Estratégias necessárias
- Estudar, pensar criticamente a realidade e denunciar as injustiças e desigualdades, assim como os fatores que as originam e sustentam.
- Criar o novo no interior do velho sistema, inaugurando novos modos de consumir, de produzir, de comercializar, de poupar, trabalhando pela transformação pessoal e das relações interpessoais e sociais.
- Recentrar a economia no Ser Humano como ser-relação, e não como indivíduo absoluto. Daí a necessidade de refletir mais sobre o conceito de Economia Solidária, cujo objetivo é a reprodução e manutenção da Vida como sentido primeiro da atividade econômica.
- Reorientar a produção de bens e serviços para as necessidades da vida, em vez da produção para o consumo excessivo de uma minoria.
- Desenvolver novas formas de organização social que supere a estrutura hierárquica que caracteriza os partidos, os sindicatos e as igrejas; formas orgânicas, em que cada membro se empodere para apreender o saber e assumir a responsabilidade de levar a termo o que lhe cabe de modo eficaz.
- Democracia: criar novas formas de exercício da cidadania em que a democracia seja de fato participativa.
Conclusão
A grande verdade é que só vence aquele que continua, aquele que persiste, aquele que tem esperança. Eu continuo cada vez mais com esperanças. Essa é a minha vitória (Pedro Casaldáliga).
As palavras de Casaldáliga nos remetem às palavras de Paulo Freire, para quem “a esperança não é um cruzar de braços e esperar. Movo-me na esperança enquanto luto e se luto com esperança, espero” (Freire, 1987)[8]. A esperança é para Freire um imperativo histórico. Sendo um imperativo histórico, a esperança se manifesta na prática. Não há esperança na pura espera, na imobilidade e na paralisia. Se nosso objetivo é a criação de outro mundo possível e melhor, sua construção tem que ser iniciada hoje. A desesperança, por sua vez, é esperança que perdeu o rumo. O nosso papel, então, é cuidar para que a esperança não se desvie e não se perca, caindo nas ilusões, no caminho mais fácil e seguro, na desesperança ou no desespero (Freire, 1992)[9].

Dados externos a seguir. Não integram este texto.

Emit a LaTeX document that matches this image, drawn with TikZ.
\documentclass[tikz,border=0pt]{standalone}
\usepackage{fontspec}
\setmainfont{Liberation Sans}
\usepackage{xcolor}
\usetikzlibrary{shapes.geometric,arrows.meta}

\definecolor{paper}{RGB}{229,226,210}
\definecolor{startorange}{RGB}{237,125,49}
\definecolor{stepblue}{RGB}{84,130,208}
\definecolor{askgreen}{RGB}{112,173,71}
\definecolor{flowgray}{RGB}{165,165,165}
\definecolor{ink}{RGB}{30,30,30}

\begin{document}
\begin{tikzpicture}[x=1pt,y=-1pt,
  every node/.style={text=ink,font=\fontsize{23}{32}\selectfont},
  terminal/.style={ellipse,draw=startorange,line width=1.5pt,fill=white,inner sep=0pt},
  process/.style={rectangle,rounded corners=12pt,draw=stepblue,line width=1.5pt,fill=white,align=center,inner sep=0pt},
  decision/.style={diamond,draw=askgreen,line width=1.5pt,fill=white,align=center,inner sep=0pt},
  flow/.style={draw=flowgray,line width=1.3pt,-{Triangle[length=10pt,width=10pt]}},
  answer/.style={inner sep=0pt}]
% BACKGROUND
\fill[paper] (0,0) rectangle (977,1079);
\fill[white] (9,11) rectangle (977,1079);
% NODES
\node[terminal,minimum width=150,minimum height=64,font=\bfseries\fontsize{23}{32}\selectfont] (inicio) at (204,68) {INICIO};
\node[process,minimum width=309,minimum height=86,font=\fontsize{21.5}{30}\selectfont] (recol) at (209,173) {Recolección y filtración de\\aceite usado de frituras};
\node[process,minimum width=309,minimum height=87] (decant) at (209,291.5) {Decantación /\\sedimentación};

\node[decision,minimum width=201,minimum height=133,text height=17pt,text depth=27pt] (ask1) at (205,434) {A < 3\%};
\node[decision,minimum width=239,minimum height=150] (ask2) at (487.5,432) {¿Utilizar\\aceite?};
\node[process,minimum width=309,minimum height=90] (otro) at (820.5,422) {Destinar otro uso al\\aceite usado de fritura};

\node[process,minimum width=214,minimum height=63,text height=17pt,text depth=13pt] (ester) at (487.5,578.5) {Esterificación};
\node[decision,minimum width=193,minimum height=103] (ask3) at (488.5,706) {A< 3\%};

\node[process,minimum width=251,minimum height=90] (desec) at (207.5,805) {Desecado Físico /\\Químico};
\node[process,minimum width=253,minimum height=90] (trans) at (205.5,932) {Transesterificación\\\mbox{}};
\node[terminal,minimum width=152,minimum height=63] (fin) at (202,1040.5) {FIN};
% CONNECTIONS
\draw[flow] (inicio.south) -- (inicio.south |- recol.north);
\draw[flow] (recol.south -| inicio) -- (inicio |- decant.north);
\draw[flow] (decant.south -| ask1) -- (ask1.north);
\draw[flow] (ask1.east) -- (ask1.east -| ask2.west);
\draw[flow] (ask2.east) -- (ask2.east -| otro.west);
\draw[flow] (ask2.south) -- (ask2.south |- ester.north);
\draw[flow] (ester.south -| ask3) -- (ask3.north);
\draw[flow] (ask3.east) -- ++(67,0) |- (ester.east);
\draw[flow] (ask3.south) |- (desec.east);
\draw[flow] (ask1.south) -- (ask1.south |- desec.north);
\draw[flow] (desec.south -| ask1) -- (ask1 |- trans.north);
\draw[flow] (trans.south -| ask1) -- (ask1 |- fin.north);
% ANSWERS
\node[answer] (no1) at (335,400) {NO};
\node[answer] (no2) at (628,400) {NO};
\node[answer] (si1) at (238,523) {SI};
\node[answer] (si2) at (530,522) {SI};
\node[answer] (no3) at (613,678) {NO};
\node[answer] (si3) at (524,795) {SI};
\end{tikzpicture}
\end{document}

Inspirado nas perspectivas de CASALDÁLIGA e de FREIRE, pois, é que ousamos propor uma leitura compreensiva da realidade mato-grossense. Reconhecemos que é uma leitura parcial, possível, inconclusa. Leitura/olhar feita desde um lugar sócio-histórico bem determinado e em vista de um projeto de sociedade que seja, de fato, inclusivo.
Somente reconhecendo o Outro semelhante a mim, eu e nós podemos viver em paz, e construir uma nova sociedade baseada em novas relações, mais justa e igualitária.
[1] http://www.andrenunes.com/page/8/
[2] Michel Foucault. Microfísica do poder. Rio de Janeiro: Graal, 1979, p. 241.
[3] IHU On-line. Movimentos sociais. Perspectivas e desafios. Edição 325, ano X, São Leopoldo, 19/04/2010.
[4] IHU On-line, p. 10.
[5] IHU On-line, p.0 5.
[6] IHU On-line, p. 24.
[7] IHU On-line, p. 16.
[8] Paulo Freire. Pedagogia do Oprimido. Rio de Janeiro: Paz e Terra, 1987, p. 47 (versão digital).
[9] Paulo Freire. Pedagogia da Esperança: um reencontro com a pedagogia do oprimido. Rio de Janeiro: Paz e Terra, 1992 (versão digital).